Jimenez and catcher Caleb Joseph both appeared mystified by the immediate ejection from home-plate umpire Jordan Baker, particularly because there was no warning issued to either team. Manager Buck Showalter sprinted out to speak with Baker, but Jimenez walked off several minutes later to end his night.

"That's the thing, he didn't give me a chance to react or anything," Jimenez said of his first career ejection. "Without any warning. There's no history, I'm cool with Pablo outside of baseball. You can ask him."

Jimenez said he was trying to go inside on Sandoval.

"Especially against a left-handed hitter, you aren't trying to go down, you are trying to go up. I had three walks. It's not like I had perfect command of my fastball," he said. "I was shocked."

He was far from the only one. Showalter called the ejection "professionally embarrassing" and hoped there would be further action.

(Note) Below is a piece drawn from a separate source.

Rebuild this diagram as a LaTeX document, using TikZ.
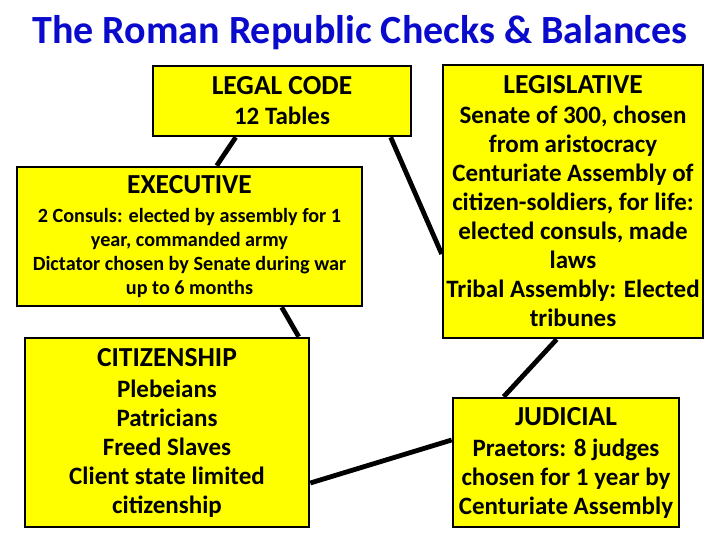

"Everybody, I would think about 30-40,000 people [were shocked]. ... MLB will look at it and hopefully take some action to make sure it didn't happen again, something like that impacts the game that much," the manager said. "It's sad that it did. My biggest thing is the bullpen and what we had to do there. ... Every time somebody gets hit with a pitch, it's not intentional. And every time somebody slides hard, that's what you're supposed to do. Nobody gets mad. A lot of times you say, 'I know what it looks like,' but this time, no, not at all."

The hard slide was in reference to speculation that perhaps Jimenez's pitch was retaliation for Sandoval's slide into second base in his previous at-bat in the second inning.

Video: BAL@BOS: Cabrera flips to nab a hard-sliding Sandoval

"After they showed the replay on the board, Jordan saw the Orioles' dugout, and it seemed they reacted to the slide, and then Pablo's next at-bat, first pitch to him, fastball in," crew chief Jerry Meals said. "It's close to the head. It was a dangerous pitch, so it's an automatic. You can give a warning if you prefer to, but he felt it's an ejection."

Sandoval didn't take offense to the pitch and didn't think it was a fastball with intent.

"I don't think so," he said of if Jimenez was aiming for him. "It's part of the game. I was taking one for the team."

If it was intentional, it would be a curious move by Jimenez, given how well he pitched and the precarious spot it put his team -- playing a four-game set in Boston -- and the bullpen in the series opener.

Jimenez threw 3 2/3 scoreless innings, holding the Red Sox hitless over that stretch. He was replaced by right-hander Kevin Gausman. Both sides were warned following the ejection.

"It wasn't in the head," Jimenez said. "If I hit him in my head, that's a thing you might say, 'OK, it looked like it was on purpose.' But it was in the shoulder, you don't pitch left-handed hitters like Pablo down and in.

"If you think about something like [it's retaliation], at least give a warning. I mean, without history, [there isn't] anything, and he threw me out of the game."